Erdoğan spoke after Barzani, beginning his speech by welcoming the Kurdish leader and Perwer. "Diyarbakır is the city of brotherhood. We are all eternal brothers,” he said.
Erdoğan also called on Diyarbakır’s Kurds to fully support the government’s settlement process. “I want Diyarbakır “to get united against threats and sabotages” and say “enough is enough,” Erdoğan said.
The prime minister also assured Kurds that if they stand behind the settlement process, Turkley will see Kurdish prisoners being released and those who joined the PKK coming down from mountains.
During his speech, Erdoğan also remembered Kurdish protest singer Ahmet Kaya, who was forced to leave Turkey after he became the victim of character assassination by the mainstream media in 1999 and died after having a heart attack in Paris in 2000. "I wish he was also here today," he said.
Perwer and İbrahim Tatlıses, another famed Kurdish singer, also delivered messages of peace after they performed a duet ahead of the rally.
Perwer set foot in Turkey for the first time since he left the country for political reasons 37 years ago.
Perwer had been invited to Turkey dozens of times before but had declined fearing a response from the terrorist Kurdistan Workers' Party (PKK), which had threatened him in the past, stating, “I will only come if the state, government and the BDP [Peace and Democracy Party] jointly invite me.”
Perwer's legal troubles in Turkey mainly revolve around a song he sang in Kurdish in 1976. The Kurdish identity, including the Kurdish language, faced pressure from the state at the time.

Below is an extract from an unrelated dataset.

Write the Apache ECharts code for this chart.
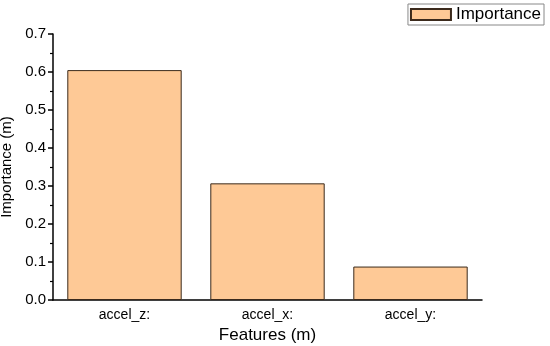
<!DOCTYPE html>
<html><head><meta charset="utf-8">
<script src="https://cdn.jsdelivr.net/npm/echarts@6/dist/echarts.min.js"></script>
<style>html,body{margin:0;padding:0;background:#fff}#c{width:550px;height:346px}</style>
</head><body><div id="c"></div>
<script>
const categories = ['accel_z:', 'accel_x:', 'accel_y:'];
const importance = [0.605, 0.307, 0.088];
const seriesName = 'Importance';

const chart = echarts.init(document.getElementById('c'), null, {renderer: 'canvas'});
const font = 'Liberation Sans, Arial, sans-serif';
chart.setOption({
  animation: false,
  backgroundColor: '#fff',
  grid: {left: 53, top: 34, right: 68, bottom: 46, containLabel: false, outerBoundsMode: 'none'},
  legend: {
    right: 6, top: 4, itemWidth: 40, itemHeight: 11, itemGap: 5, icon: 'rect',
    padding: [2, 3, 2, 2], borderColor: '#888', borderWidth: 1,
    textStyle: {fontFamily: font, fontSize: 17, color: '#000'},
    data: [seriesName]
  },
  xAxis: [{
    type: 'category', data: categories,
    name: 'Features (m)', nameLocation: 'middle', nameGap: 22,
    nameTextStyle: {fontFamily: font, fontSize: 17, color: '#000'},
    axisLine: {lineStyle: {color: '#000', width: 1.5}},
    axisTick: {alignWithLabel: true, length: 5, lineStyle: {color: '#000', width: 1.5}},
    axisLabel: {fontFamily: font, fontSize: 14, color: '#000', margin: 8}
  }, {
    type: 'category', data: categories, position: 'bottom', offset: 0,
    axisLine: {show: false},
    axisTick: {length: 3, lineStyle: {color: '#000', width: 1.2}},
    axisLabel: {show: false}
  }],
  yAxis: {
    type: 'value', min: 0, max: 0.7, interval: 0.1,
    name: 'Importance (m)', nameLocation: 'middle', nameGap: 34,
    nameTextStyle: {fontFamily: font, fontSize: 15, color: '#000'},
    axisLine: {show: true, lineStyle: {color: '#000', width: 1.5}},
    axisTick: {show: true, length: 5, lineStyle: {color: '#000', width: 1.5}},
    minorTick: {show: true, splitNumber: 2, length: 3, lineStyle: {color: '#000', width: 1.2}},
    splitLine: {show: false},
    axisLabel: {fontFamily: font, fontSize: 15, color: '#000', margin: 7,
      formatter: v => v.toFixed(1)}
  },
  series: [{
    name: seriesName, type: 'bar', data: importance, barWidth: '80%',
    itemStyle: {color: '#FEC996', borderColor: '#3b2a1c', borderWidth: 1}
  }]
});
</script></body></html>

The ruling party hopes Barzani's visit will significantly contribute to the settlement process. Erdoğan earlier referred to the Diyarbakır as “historic,” saying he hopes it will “crown” the ongoing settlement process that aims to end the Kurdish conflict.
Erdoğan's ruling Justice and Development Party (AK Party) launched the settlement process last year to resolve the country's decades-old terrorism problem and has been holding talks with Abdullah Öcalan, the imprisoned leader of the terrorist Kurdistan Workers' Party (PKK), since then.
Erdoğan is scheduled to hold a separate meeting with Barzani in the evening to discuss the settlement process, the role of the PKK in settlement talks and the situation of Syrian Kurds.
The Erdoğan-Barzani meeting comes at a time when not only has the settlement process stalled, as the PKK, dissatisfied with government inaction on the democratization program that is part of the settlement process, announced in early September that it had stopped its withdrawal from the country, but also when disagreements between the KRG and the Democratic Union Party (PYD), a Syrian offshoot of the PKK, are deepening.
The KRG has reiterated its discomfort over the PYD's attitude in northern Syria after the announcement by the Kurdish Syrian group of an interim administration that aims to carve out an autonomous Syrian Kurdish region.
The announcement of an interim administration in Kurdish-held areas goes against the wishes of the KRG, which opposes the PYD's creation of a political entity in northern Syria under its own control.